Five takeaways from Arizona Senate debate between Mark Kelly and Blake Masters
by Virginia Aabram, Congressional Reporter
October 06, 2022 11:22 PM
Arizona Senate candidates Blake Masters (R) and Sen. Mark Kelly (D) met Thursday night for their first and only debate that saw abortion, voting, and the economy take center stage.
The candidates grilled each other on their willingness to work across the aisle and accused one another of being too extreme and out of the mainstream on abortion policy. Here are five notable moments from the debate.
1. Masters frames election around economy — Kelly focuses on abortion
In his opening statement, Masters immediately focused on inflation and the struggling economy that the majority of voters have ranked as their top concerns heading into the midterm election next month.
"Everything you need to live keeps going up and up. It wasn't like this two years ago. What changed?" he asked. "Well, Joe Biden took over, and in Washington, Mark Kelly backs Joe Biden every single time without thinking twice, without thinking of Arizona."
Kelly also acknowledged the economy but pivoted to Masters' "dangerous" ideas about abortion and entitlements.
"Blake Masters, my opponent, on the other hand, has some beliefs that are just dangerous for Arizona," Kelly said. "He celebrated when Arizona enacted an abortion ban, and he wants to privatize your Social Security, sending your savings to Wall Street."
Later on, he came back to the state's 15-week abortion ban that was enacted last year, saying, "Arizona women have totally lost the right to make a decision about abortion. It's devastating. It's wrong.

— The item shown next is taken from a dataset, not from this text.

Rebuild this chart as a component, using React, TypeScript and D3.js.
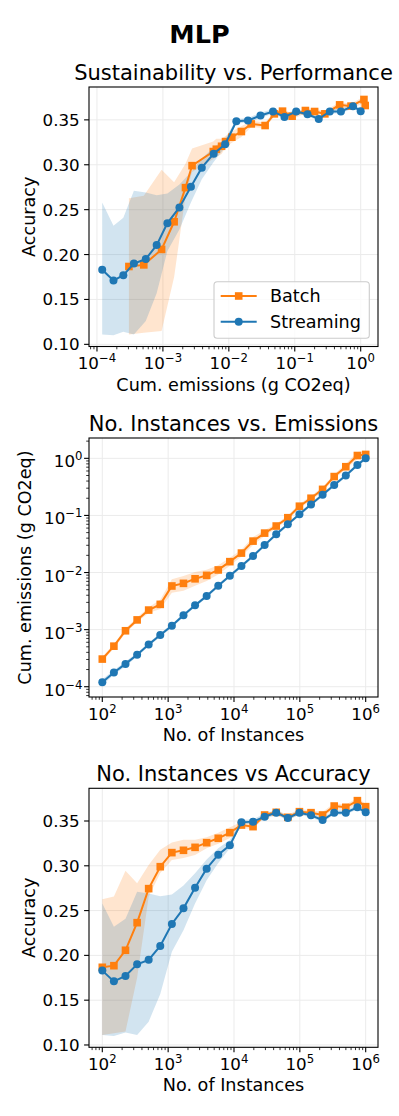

It's exactly what my opponent Blake Masters wants."
2. Kelly touts bipartisanship and distances himself from Biden
Kelly distanced himself from President Joe Biden's border policy, proudly recalling how he is not in lockstep with the administration just because they share a party.
"I told him he was wrong. I pushed back on this administration multiple times," he said.
"The only way you can do this is through bipartisanship," Kelly said. "It's working together, working across the aisle to get things done like [late Republican Sen.] John McCain did. You know my opponent, Blake Masters — he doesn't want to work with anybody. He doesn't want to work with Republicans. You know, he calls Democrats psychopaths and that they're evil. That's not been the spirit of how Arizona senators work to the benefit of our state."
Masters responded that teaming up with centrist Democrats such as Sens. Kyrsten Sinema (D-AZ) and Joe Manchin (D-WV) is possible, but he wouldn't be able to work with progressives like Sen. Bernie Sanders (I-VT).
"There's something very wrong with people who don't want to enforce federal law, who don't believe in borders," he said.